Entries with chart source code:
⁂
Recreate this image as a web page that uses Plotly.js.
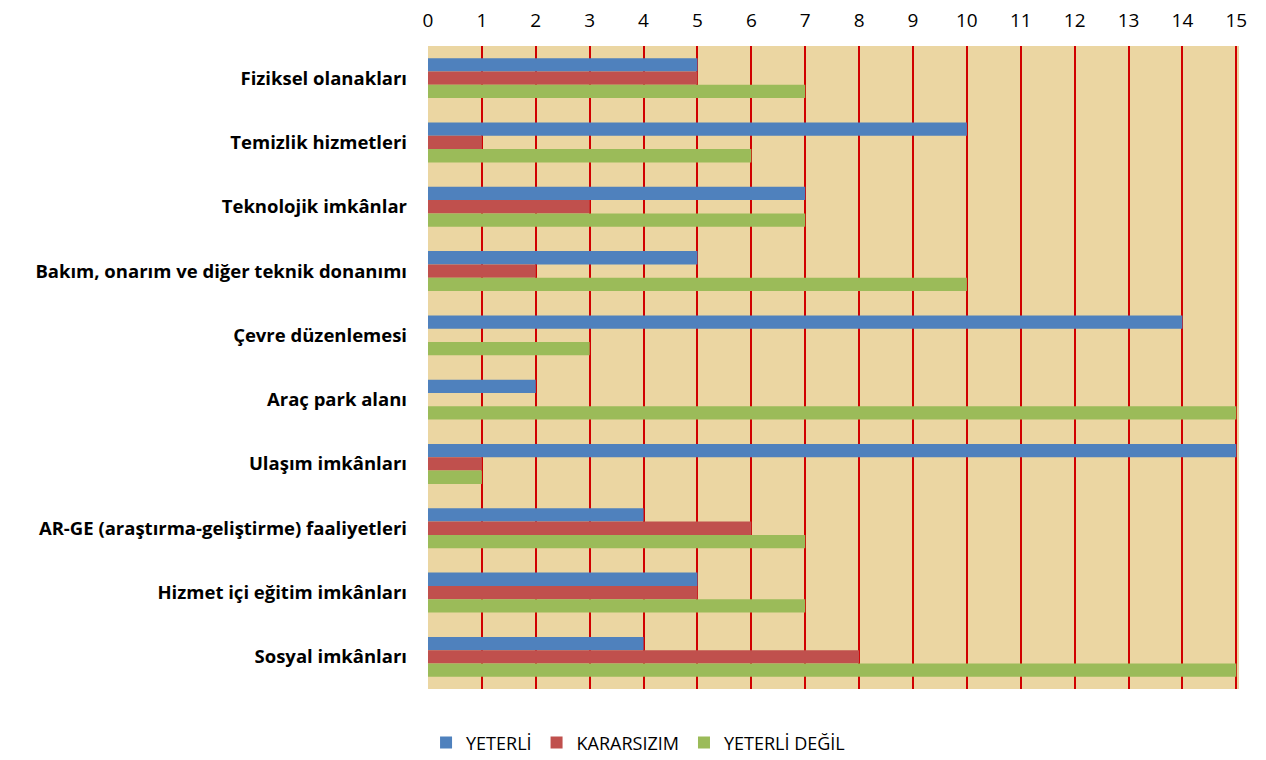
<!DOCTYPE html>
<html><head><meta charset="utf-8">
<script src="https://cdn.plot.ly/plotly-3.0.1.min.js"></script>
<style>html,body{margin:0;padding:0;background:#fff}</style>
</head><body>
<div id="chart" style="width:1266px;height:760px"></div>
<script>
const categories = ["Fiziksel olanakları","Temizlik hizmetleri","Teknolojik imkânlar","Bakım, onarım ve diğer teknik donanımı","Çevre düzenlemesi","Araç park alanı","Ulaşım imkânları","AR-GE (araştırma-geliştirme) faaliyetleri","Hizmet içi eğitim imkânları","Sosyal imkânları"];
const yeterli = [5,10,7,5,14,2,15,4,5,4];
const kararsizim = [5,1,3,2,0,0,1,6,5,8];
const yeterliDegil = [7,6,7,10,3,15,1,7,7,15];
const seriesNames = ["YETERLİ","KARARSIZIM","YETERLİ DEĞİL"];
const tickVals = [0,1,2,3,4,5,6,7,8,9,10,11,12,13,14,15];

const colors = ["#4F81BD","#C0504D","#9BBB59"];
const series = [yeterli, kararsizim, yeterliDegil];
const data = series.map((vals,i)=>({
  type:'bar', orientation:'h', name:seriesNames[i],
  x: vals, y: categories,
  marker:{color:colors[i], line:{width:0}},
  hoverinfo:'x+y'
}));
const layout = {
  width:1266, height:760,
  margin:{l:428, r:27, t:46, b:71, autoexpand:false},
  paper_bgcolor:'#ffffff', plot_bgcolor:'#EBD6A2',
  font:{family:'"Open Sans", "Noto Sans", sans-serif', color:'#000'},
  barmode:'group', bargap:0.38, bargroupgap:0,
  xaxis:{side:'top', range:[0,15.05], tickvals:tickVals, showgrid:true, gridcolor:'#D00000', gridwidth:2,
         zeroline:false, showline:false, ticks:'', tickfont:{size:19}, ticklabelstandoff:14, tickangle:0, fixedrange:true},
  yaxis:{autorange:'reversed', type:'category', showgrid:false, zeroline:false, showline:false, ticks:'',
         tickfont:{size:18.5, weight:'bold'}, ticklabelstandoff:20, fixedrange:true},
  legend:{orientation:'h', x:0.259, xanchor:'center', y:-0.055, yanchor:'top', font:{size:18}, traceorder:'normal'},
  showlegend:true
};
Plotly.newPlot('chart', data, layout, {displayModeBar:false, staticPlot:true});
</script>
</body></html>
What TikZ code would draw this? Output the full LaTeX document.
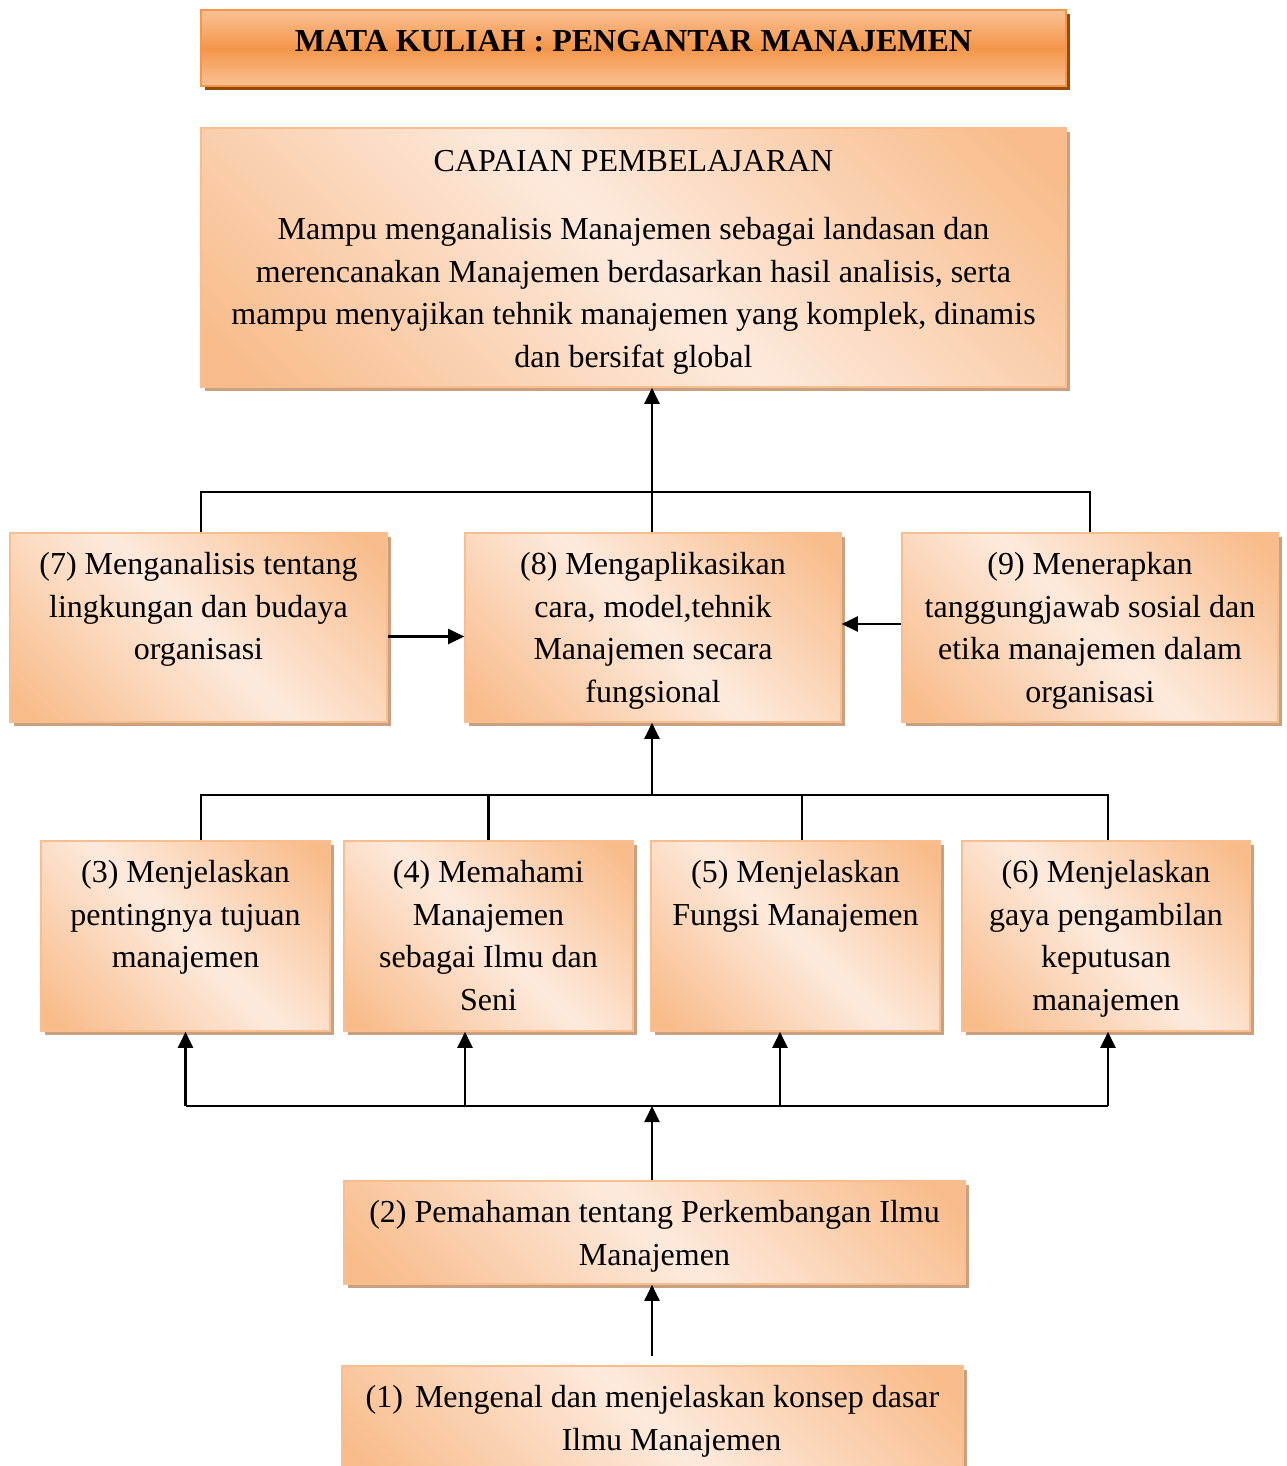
⁂
→ **Requirement**:
Repeat the entries exactly. Pictures are excluded from the copy.

→ **Result of the exercise**:
Recreate this image as a web page that uses Plotly.js.
<!DOCTYPE html>
<html><head><meta charset="utf-8">
<script src="https://cdn.plot.ly/plotly-3.0.1.min.js"></script>
<style>html,body{margin:0;padding:0;background:#fff}</style>
</head><body>
<div id="chart" style="width:1266px;height:760px"></div>
<script>
const categories = ["Fiziksel olanakları","Temizlik hizmetleri","Teknolojik imkânlar","Bakım, onarım ve diğer teknik donanımı","Çevre düzenlemesi","Araç park alanı","Ulaşım imkânları","AR-GE (araştırma-geliştirme) faaliyetleri","Hizmet içi eğitim imkânları","Sosyal imkânları"];
const yeterli = [5,10,7,5,14,2,15,4,5,4];
const kararsizim = [5,1,3,2,0,0,1,6,5,8];
const yeterliDegil = [7,6,7,10,3,15,1,7,7,15];
const seriesNames = ["YETERLİ","KARARSIZIM","YETERLİ DEĞİL"];
const tickVals = [0,1,2,3,4,5,6,7,8,9,10,11,12,13,14,15];

const colors = ["#4F81BD","#C0504D","#9BBB59"];
const series = [yeterli, kararsizim, yeterliDegil];
const data = series.map((vals,i)=>({
  type:'bar', orientation:'h', name:seriesNames[i],
  x: vals, y: categories,
  marker:{color:colors[i], line:{width:0}},
  hoverinfo:'x+y'
}));
const layout = {
  width:1266, height:760,
  margin:{l:428, r:27, t:46, b:71, autoexpand:false},
  paper_bgcolor:'#ffffff', plot_bgcolor:'#EBD6A2',
  font:{family:'"Open Sans", "Noto Sans", sans-serif', color:'#000'},
  barmode:'group', bargap:0.38, bargroupgap:0,
  xaxis:{side:'top', range:[0,15.05], tickvals:tickVals, showgrid:true, gridcolor:'#D00000', gridwidth:2,
         zeroline:false, showline:false, ticks:'', tickfont:{size:19}, ticklabelstandoff:14, tickangle:0, fixedrange:true},
  yaxis:{autorange:'reversed', type:'category', showgrid:false, zeroline:false, showline:false, ticks:'',
         tickfont:{size:18.5, weight:'bold'}, ticklabelstandoff:20, fixedrange:true},
  legend:{orientation:'h', x:0.259, xanchor:'center', y:-0.055, yanchor:'top', font:{size:18}, traceorder:'normal'},
  showlegend:true
};
Plotly.newPlot('chart', data, layout, {displayModeBar:false, staticPlot:true});
</script>
</body></html>
What TikZ code would draw this? Output the full LaTeX document.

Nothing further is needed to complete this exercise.